The world may have less than 60 food harvests left according to the UN Food and Agriculture Organization. The way food is being grown and produced globally is damaging soil, polluting the air and causing deforestation.
Knorr, one of the world’s largest food brands, and WWF, the leading conservation organisation, have unveiled The Future 50 Foods report which provides a tangible solution on how to reduce the negative impact our food has on the environment and help feed the growing global population.
The Future 50 Foods report was written by Knorr, WWK-UK and Dr Adam Drewnowski, Director of The Center of Public Health Nutrition at the University of Washington, with the ambition to empower positive change. It identifies 50 plant-based, future-facing foods that we should eat more of for our own nutrition and the health of the planet.
The report follows the pivotalFood in the Anthropocene: the EAT–Lancet Commission on healthy diets from sustainable food systemsreleased in January 2019 and WWF’s Living Planet; Report released in October 2018, which highlight the changes we need to make to our global food system and the significant overlap between an environmentally sustainable diet and a healthy diet.

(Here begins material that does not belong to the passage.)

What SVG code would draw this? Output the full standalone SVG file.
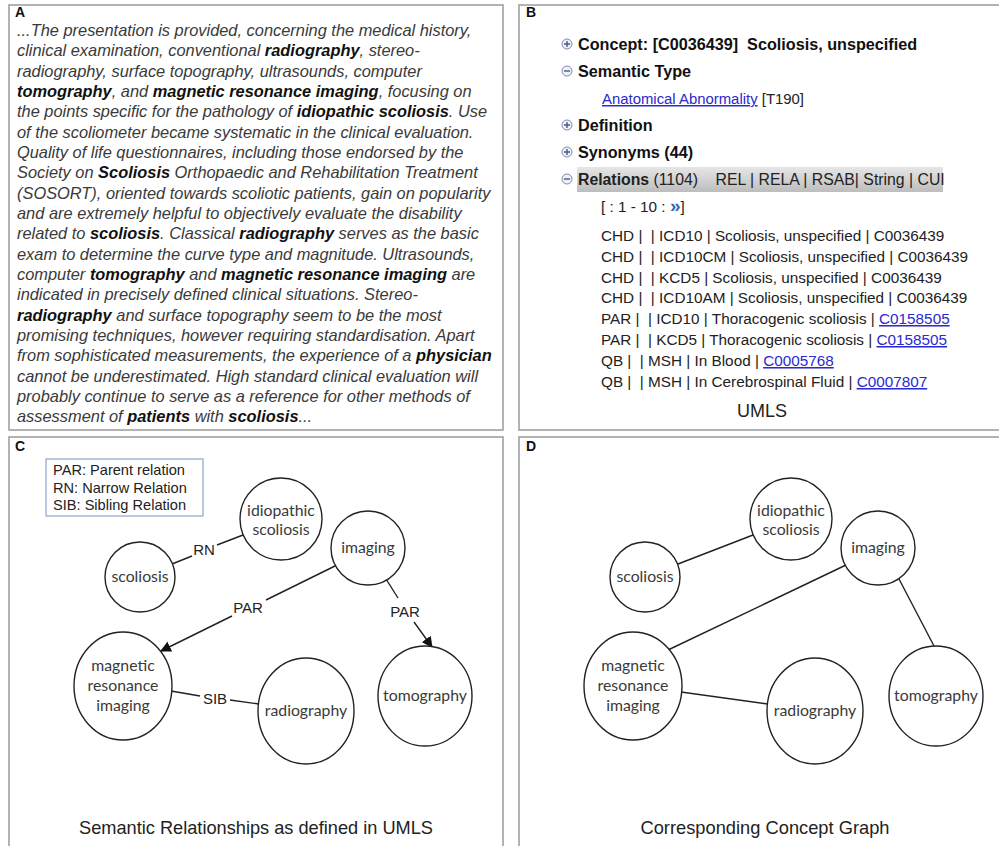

The 50 Foods list combines more familiar, although in some cases underused foods, such as lentils, quinoa and kale, with less globally well-known foods like fonio, pumpkin flowers and cactus. Each has been selected based on their nutritional value, relative environmental impact, flavour, acceptability and potential accessibility and affordability.
Some have higher yields than similar crops and several are tolerant of challenging weather and environmental conditions, meaning they could prove invaluable in the face of growing climate uncertainty. Each has a story to tell and in South Africa, some of these stories overlap with our own food heritage.
We can learn valuable lessons from South Africa’s agricultural past; we have a rich history of foods that have slowly disappeared from the meals we eat today. Crops rooted in traditional nutrition once again have a place on the plate of future generations.
The Future 50 Foods
These include millet, cowpeas, bambara groundnut and mung beans, all crops that the South African department of Agriculture, Forestry and Fisheries have acknowledged as “a growing interest by government and other stakeholders about the value of these crops to address food security and climate change”.
Looking at crops that are indigenous is not only great for the environment but also empowers local farms and communities. It is a growing opportunity for locally found and healthy foods to be reintroduced back into our shops, shelves and diets.
And Knorr is providing the public with practical ways to do this with their offering of soups, cook-in-sauces, stocks, gravies, sauces and pasta sauces and championing better ways to cook and eat for a more sustainable food future.
Small actions lead to large scale change and Knorr has developed a host of inspirational recipes that pair Future 50 foods with Knorr What’s for dinner products to provide diversity, colour and texture to dietary plans.
WWF’s Living Planet Report, published in October 2018, found that wildlife populations have declined by 60 percent globally in less than 50 years, with our food system being one of the biggest drivers of biodiversity loss. By 2050 the world population is predicted to increase to ten billion people, adding further pressure to the environment and the global food system.
April Redmond, Global Vice President of Knorr, says: “Seventy-five percent of food that the world eats comes from just twelve crops and five animal species, which has serious implications for both the health of our rapidly growing population and the health of our planet.
Unless we change our eating habits, there simply won’t be enough food to feed us all. Our purpose aim at Knorr is to make it easy for people to eat a wider variety of foods that are good for us and good for the planet, and, of course, delicious and healthy at the same time.”
Experts state that there are between 20,000 and 50,000 known edible plant species, yet we are currently only eating 150-200. Cultivating single crops and over-reliance on animal-based foods are threatening food security and have serious consequences for our fragile natural ecosystems.
One of the keys to driving change is expanding the variety of foods we grow and eat. The report also notes that food production, particularly meat, is a big contributor of harmful greenhouse gases – a primary contributor to climate change.
Dr. Tony Juniper, Executive Director of Advocacy, WWF-UK said: “Many people assume it’s our energy and transport choices that cause the most serious environmental damage when, in fact, it’s our food that causes the biggest impact.
This is why it’s vital we identify and put in place better ways to grow, distribute and consume food so that what we eat doesn’t cost the Earth. This is a complex task, but we must get chefs, retailers and the public fighting for their world by changing what’s on our plates.”
Discover The Future 50 Foods Report
The Future 50 Foods report offers three key principles for a healthier global population and a healthier planet:
- Greater variety and a larger amount of vegetables
- More plant-based sources of protein in place of meat, poultry, dairy, and fish
- More variety in the types of grains, cereals and other sources of carbohydrates
The Future 50 Foods report is designed to inspire and facilitate these shifts by celebrating the variety of food at our fingertips.